Blog | Oct. 10, 2014

Despite prolific land grabbing, Myanmar assures the UN that human rights abuses are no longer an issue

On my way to a meeting in downtown Yangon in July, I was met by a sea of protesters moving in the opposite direction.  Wearing matching red t-shirts, over 200 families have been camping outside Yangon City Hall since March to demonstrate against the military’s seizure of land in the east of the city.

Six months later, with the protesters still sitting strong, Myanmar’s Foreign Minister, Wunna Maung Lwin, took to the podium at last week’s UN General Assembly in New York, calling for his country to be removed from the UN Human Rights Council agenda.  He claimed that all major concerns related to human rights had been addressed since Myanmar emerged from half a century of military dictatorship in 2010.

This is a pretty implausible statement, given the continued abuses committed by Myanmar’s government against its people over the past four years.  The international community should be doing more, not less, to address this.

Myanmar human rights abuse

Many of Myanmar’s human rights violations are linked to the government’s persistent habit of grabbing land from the communities who live on it, and cracking down on any protest that results. Land confiscations for natural resources like rubber, timber and copper have been on the rise since the late 2000s. By 2013, approximately 5.2 million acres of land – an area approximately a third of the size of Sri Lanka – had been allocated to agribusiness concessions alone. Myanmar’s latest wave of land grabbing has increased poverty, landlessness and forest loss, leaving farmers struggling to feed their families.

One of the most high profile of these cases has been the construction of the Letpadaung copper mine in the northwest of the country – a joint venture between Chinese company Wanbao and the military-backed Union of Myanmar Economic Holding Ltd. In November 2012, Myanmar’s authorities reportedly used white phosphorus – a chemical that causes severe burns and can kill – to disperse protests against the project, which threatened to make 26,000 people homeless.

In August this year, police allegedly beat up and shot farmers gathered in Singu in Mandalay to protest against land that was confiscated by the Burmese military two decades ago, and handed to the CEO of the Chinese-owned Great Wall Company, U Tin Maung. A 60-year lease on the illegally occupied land was granted by the military to the company for the establishment of sugarcane plantations. Affected farmers have repeatedly written letters of complaint to the relevant government committees but have never received a response. The land has yet to be returned or compensated, despite legal requirements to do so.

Stories like these are not uncommon, so much so that MPs have called on government ministries a number of times to address issues around land rights and use, and to return grabbed land. Less than a quarter of around 2,700 complaints sent to the Defence Ministry – which deals with land claimed to be owned by the military – have been addressed so far, and only 300 out of 6,559 complaints lodged with state and regional governments have been settled.  A Burmese civil society coalition recently slammed Myanmar’s Human Rights Commission for not having successfully investigated a single case submitted, many of which relate to land grabs.

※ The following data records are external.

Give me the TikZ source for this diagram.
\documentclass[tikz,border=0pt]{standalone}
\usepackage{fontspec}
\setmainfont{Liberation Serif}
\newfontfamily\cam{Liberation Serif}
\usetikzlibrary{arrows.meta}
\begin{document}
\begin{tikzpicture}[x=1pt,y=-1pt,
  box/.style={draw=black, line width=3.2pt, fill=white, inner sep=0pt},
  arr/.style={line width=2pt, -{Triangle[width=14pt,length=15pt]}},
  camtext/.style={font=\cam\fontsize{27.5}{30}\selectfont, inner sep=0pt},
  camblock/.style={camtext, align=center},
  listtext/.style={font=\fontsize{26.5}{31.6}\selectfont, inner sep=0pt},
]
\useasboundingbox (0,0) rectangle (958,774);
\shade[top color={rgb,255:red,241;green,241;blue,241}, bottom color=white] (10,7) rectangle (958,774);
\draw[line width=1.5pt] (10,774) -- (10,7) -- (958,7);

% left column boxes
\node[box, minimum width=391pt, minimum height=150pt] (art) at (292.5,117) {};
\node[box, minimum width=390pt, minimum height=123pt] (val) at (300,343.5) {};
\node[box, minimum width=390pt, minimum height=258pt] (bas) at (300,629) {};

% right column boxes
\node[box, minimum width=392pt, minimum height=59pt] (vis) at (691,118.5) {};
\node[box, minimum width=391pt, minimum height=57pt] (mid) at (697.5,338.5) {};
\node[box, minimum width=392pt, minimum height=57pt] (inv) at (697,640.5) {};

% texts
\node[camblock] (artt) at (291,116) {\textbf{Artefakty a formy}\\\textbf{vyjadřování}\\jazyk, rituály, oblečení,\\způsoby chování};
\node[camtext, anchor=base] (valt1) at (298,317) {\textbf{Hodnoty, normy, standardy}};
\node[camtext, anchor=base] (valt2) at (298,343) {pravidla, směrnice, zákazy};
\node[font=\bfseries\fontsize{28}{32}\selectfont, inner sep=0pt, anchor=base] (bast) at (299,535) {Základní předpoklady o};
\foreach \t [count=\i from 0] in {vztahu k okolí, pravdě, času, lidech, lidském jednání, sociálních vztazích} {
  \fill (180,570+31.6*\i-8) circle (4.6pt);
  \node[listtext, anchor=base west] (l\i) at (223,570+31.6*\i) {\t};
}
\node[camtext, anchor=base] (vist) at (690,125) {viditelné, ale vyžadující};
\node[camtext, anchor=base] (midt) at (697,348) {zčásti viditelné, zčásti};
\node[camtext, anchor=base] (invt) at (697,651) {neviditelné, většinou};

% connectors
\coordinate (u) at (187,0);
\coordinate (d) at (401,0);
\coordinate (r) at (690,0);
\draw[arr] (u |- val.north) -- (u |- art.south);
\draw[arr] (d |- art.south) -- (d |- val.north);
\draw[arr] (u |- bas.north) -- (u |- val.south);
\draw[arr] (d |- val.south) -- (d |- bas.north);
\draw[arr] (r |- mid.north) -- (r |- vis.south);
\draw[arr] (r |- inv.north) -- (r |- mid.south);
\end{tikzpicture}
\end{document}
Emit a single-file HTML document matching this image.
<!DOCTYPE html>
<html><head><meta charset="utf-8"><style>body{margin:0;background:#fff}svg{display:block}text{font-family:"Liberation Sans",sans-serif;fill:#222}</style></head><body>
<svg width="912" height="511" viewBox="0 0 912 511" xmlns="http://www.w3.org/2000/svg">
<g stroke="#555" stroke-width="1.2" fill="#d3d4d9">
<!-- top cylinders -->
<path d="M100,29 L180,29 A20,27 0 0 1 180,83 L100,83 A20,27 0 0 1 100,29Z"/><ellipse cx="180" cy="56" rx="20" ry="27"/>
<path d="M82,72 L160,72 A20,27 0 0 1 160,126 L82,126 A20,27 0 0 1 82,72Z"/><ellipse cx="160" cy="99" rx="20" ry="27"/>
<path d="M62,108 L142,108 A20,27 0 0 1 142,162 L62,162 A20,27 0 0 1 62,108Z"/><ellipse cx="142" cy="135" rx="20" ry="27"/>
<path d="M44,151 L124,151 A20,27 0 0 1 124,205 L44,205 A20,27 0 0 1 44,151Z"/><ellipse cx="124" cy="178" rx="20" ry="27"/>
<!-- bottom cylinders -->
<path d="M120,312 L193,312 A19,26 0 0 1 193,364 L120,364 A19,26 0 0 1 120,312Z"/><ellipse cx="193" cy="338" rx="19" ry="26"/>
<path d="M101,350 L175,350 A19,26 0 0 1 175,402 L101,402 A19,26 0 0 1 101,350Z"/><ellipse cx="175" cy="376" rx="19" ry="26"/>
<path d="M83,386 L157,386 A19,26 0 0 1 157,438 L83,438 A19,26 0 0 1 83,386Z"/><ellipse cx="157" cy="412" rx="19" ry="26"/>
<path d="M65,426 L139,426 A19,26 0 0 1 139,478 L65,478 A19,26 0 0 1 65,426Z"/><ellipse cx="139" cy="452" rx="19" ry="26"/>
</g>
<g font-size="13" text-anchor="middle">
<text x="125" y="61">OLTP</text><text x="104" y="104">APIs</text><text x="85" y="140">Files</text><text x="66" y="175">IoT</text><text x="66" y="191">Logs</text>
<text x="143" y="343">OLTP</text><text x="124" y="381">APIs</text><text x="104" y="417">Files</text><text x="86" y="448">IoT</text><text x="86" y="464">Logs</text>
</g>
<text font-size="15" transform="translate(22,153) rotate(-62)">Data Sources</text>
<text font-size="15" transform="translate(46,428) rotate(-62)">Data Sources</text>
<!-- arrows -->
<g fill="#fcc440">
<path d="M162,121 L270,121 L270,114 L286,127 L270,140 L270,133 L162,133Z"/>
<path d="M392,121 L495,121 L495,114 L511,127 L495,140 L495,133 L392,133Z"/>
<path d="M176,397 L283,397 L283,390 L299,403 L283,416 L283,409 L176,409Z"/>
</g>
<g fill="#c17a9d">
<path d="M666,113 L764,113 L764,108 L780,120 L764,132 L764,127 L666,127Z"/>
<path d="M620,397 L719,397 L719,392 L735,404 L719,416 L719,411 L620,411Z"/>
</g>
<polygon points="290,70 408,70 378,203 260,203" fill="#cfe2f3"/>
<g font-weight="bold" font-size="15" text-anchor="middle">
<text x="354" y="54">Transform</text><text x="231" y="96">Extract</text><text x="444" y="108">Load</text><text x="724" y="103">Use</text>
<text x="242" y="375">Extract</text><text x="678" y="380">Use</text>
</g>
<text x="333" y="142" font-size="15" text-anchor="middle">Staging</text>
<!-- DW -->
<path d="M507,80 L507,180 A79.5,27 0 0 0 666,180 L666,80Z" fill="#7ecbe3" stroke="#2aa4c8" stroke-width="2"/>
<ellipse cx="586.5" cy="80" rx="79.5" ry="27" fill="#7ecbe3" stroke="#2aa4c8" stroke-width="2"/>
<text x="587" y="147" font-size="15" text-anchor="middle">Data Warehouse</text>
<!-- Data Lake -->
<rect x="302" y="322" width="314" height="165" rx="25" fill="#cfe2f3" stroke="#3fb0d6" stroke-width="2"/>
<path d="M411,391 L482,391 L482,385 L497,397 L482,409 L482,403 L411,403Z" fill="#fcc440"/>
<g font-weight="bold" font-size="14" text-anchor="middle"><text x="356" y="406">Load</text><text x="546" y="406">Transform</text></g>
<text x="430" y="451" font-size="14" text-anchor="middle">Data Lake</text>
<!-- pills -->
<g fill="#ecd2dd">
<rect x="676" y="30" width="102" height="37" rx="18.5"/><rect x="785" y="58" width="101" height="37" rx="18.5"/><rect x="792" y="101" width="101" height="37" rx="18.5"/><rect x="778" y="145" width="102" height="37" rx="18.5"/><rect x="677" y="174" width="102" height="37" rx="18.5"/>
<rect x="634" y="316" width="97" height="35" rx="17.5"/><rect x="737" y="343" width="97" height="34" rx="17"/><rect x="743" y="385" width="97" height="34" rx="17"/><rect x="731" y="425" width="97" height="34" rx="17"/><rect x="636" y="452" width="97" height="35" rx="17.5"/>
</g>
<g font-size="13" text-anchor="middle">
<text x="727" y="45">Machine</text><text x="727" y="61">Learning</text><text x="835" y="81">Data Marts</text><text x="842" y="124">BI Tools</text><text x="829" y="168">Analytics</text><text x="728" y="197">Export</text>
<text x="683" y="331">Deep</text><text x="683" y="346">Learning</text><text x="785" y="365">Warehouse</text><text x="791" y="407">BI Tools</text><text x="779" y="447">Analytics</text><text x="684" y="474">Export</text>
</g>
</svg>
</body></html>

With some sanctions on Myanmar now suspended, and the country opening up to foreign investors for the first time, land is going to come under increasing pressure. Some steps are being taken to help mitigate related abuses: under new requirements introduced in 2013, for example, all US businesses investing over US$500,000 in Myanmar must report annually on how they are addressing human rights, labour, corruption, and environmental risks associated with their projects or supply chains, and disclose any arrangements they make to acquire land. But these safeguards can do little in the face of weak rule of law, a compromised judicial system, and entrenched corruption.

It would be nothing short of disastrous for the UN to agree to the Foreign Minister’s bewildering attempt to remove Myanmar from the global human rights agenda. International pressure, particularly from the UN, is vital to ensure that Myanmar take genuine steps to clean up its appalling human rights record.